Remember that $~k~$ represents the number of players that got exactly 1 heart. This assumes that there were $~(6-k)~$ players who got no hearts.
For $~k \in \{1,2,3,4,5,6\},~$ in order to compute the numerator for $~f(k),~$ you must:
Determine how many ways there are of choosing the $~k~$ people (out of 6 people) who will be the ones who each got 1 heart.
The computation here is $~\displaystyle \binom{6}{k}.~$
Then, determine how many ways there are for $~(6-k)~$ people to each get no hearts.
Then, determine how many ways there for $~k~$ people to each get 1 heart.
For illustrative purposes, I am first going to illustrate the computation for the last two bullet points above in the specific case of $~k = 3.~$ Then, I will generalize the formula for any $~k \in \{1,2,3,4,5,6\}.$
Assuming that the $~3~$ people who will not get any hearts have been determined, the number of ways that these $~3~$ people can each get a pair of non-hearts is
$$N_1 = \binom{35}{2} \times \binom{33}{2} \times \binom{31}{2} = \frac{(35)!}{(29)! \times 2^3} \\
= \frac{(35)!}{\{35 - [2(6-3)]\}! \times 2^{6-3}}.$$
The reasoning behind the computation of $~N_1~$ above is very similar to the reasoning that was used in Addendum-1.
At this point, regardless of which $~6~$ non-hearts have been dealt to the $~3~$ players chosen to receive non-hearts, there will now be $~29~$ non-hearts and $~10~$ hearts left in the deck.

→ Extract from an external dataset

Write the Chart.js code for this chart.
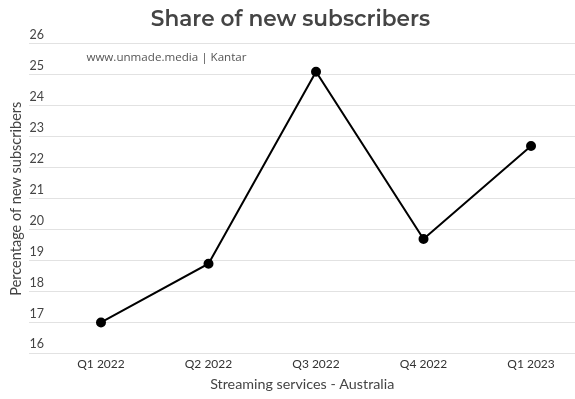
<!DOCTYPE html>
<html>
<head>
<meta charset="utf-8">
<script src="https://cdn.jsdelivr.net/npm/chart.js@4/dist/chart.umd.min.js"></script>
<style>
html,body{margin:0;padding:0;background:#fff;overflow:hidden;}
#wrap{width:575px;height:399px;position:relative;}
canvas{display:block;}
</style>
</head>
<body>
<div id="wrap"><canvas id="c"></canvas></div>
<script>
const categories = ["Q1 2022", "Q2 2022", "Q3 2022", "Q4 2022", "Q1 2023"];
const shareValues = [17.0, 18.9, 25.1, 19.7, 22.7];
const yTicks = [16, 17, 18, 19, 20, 21, 22, 23, 24, 25, 26];
const chartTitle = "Share of new subscribers";
const sourceNote = "www.unmade.media | Kantar";
const xTitle = "Streaming services - Australia";
const yTitle = "Percentage of new subscribers";

const points = shareValues.map((v, i) => ({ x: i, y: v }));

const notePlugin = {
  id: 'note',
  afterDraw(chart) {
    const { ctx, chartArea } = chart;
    ctx.save();
    ctx.font = '11.6px "Open Sans"';
    ctx.fillStyle = '#555';
    ctx.textBaseline = 'middle';
    ctx.textAlign = 'left';
    ctx.fillText(sourceNote, chartArea.left + 57, chartArea.top + 13.5);
    ctx.restore();
  }
};

new Chart(document.getElementById('c'), {
  type: 'line',
  data: {
    datasets: [{
      data: points,
      borderColor: '#000',
      borderWidth: 2,
      backgroundColor: '#000',
      pointBackgroundColor: '#000',
      pointBorderColor: '#000',
      pointRadius: 4,
      tension: 0,
      fill: false,
      clip: false
    }]
  },
  options: {
    responsive: true,
    maintainAspectRatio: false,
    animation: false,
    layout: { autoPadding: false, padding: { left: 6, right: 0, top: 0, bottom: 0 } },
    plugins: {
      legend: { display: false },
      tooltip: { enabled: false },
      title: {
        display: true,
        text: chartTitle,
        color: '#444',
        font: { family: 'Montserrat, "Open Sans", sans-serif', size: 21.6, weight: '600' },
        padding: { top: 7, bottom: 11 }
      }
    },
    scales: {
      x: {
        type: 'linear',
        min: -0.666,
        max: 4.409,
        afterBuildTicks(scale) {
          scale.ticks = categories.map((c, i) => ({ value: i }));
        },
        ticks: {
          callback: (v) => categories[v] ?? '',
          color: '#333',
          font: { family: 'Lato', size: 12 },
          padding: 3,
          maxRotation: 0,
          autoSkip: false
        },
        grid: { display: false, drawTicks: false },
        border: { display: false },
        title: {
          display: true,
          text: xTitle,
          color: '#444',
          font: { family: 'Lato', size: 14.3 },
          padding: { top: 2, bottom: 6 }
        }
      },
      y: {
        min: 16,
        max: 26,
        afterBuildTicks(scale) {
          scale.ticks = yTicks.map(v => ({ value: v }));
        },
        ticks: {
          mirror: true,
          padding: 0,
          labelOffset: -9,
          color: '#444',
          font: { family: 'Lato', size: 12.5 }
        },
        grid: { color: '#e2e2e2', lineWidth: 1, drawTicks: false },
        border: { display: false },
        title: {
          display: true,
          text: yTitle,
          color: '#444',
          font: { family: 'Lato', size: 14.5 },
          padding: { top: 2, bottom: 4 }
        }
      }
    }
  },
  plugins: [notePlugin]
});
</script>
</body>
</html>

Then, the number of ways that the $~3~$ remaining people can each be dealt 1 heart + 1 non-heart is
$$N_2 = \left[ ~\binom{29}{1} \times \binom{10}{1} ~\right] \\
\times \left[ ~\binom{28}{1} \times \binom{9}{1} ~\right] \\
\times \left[ ~\binom{27}{1} \times \binom{8}{1} ~\right] \\
= \frac{(29)!}{(26)!} \times \frac{(10)!}{7!} \\
= \frac{[23 + (2\times 3)]!}{[23 + (1\times 3)]!} \times \frac{(10)!}{(10 - 3)!}.$$
The reasoning here is that there are $~3~$ people who are each going to get $~1~$ heart and $~1~$ non-heart. For the sake of convenience denote them as Player-1, Player-2, and Player-3.
The first two factors above represent the number of ways that Player-1 can receive his two cards. Once Player-1 receives his two cards, the deck will have changed to $~28~$ non-hearts, and $~9~$ hearts. So, the second factor represents the number of ways that Player-2 receives his two cards, after Player-1 has received his.
Then, with $~k = 3,~$ the product $~N_1 \times N_2~$ represents the product of :
You can see how this would generalize.
For general values of $~k \in \{1,2,3,4,5,6\},~$
$$N_1 = \frac{(35)!}{(23 + 2k)! \times 2^{6-k}} $$
and
$$N_2 = \frac{(23 + 2k)!}{(23 + k)!} \times \frac{(10)!}{(10-k)!}. $$
If you experiment with various other values of $~k \in \{1,2,3,4,5,6\},~$ following the approach that I took in this section, you will see that the formulas for $~N_1~$ and $~N_2~$ work.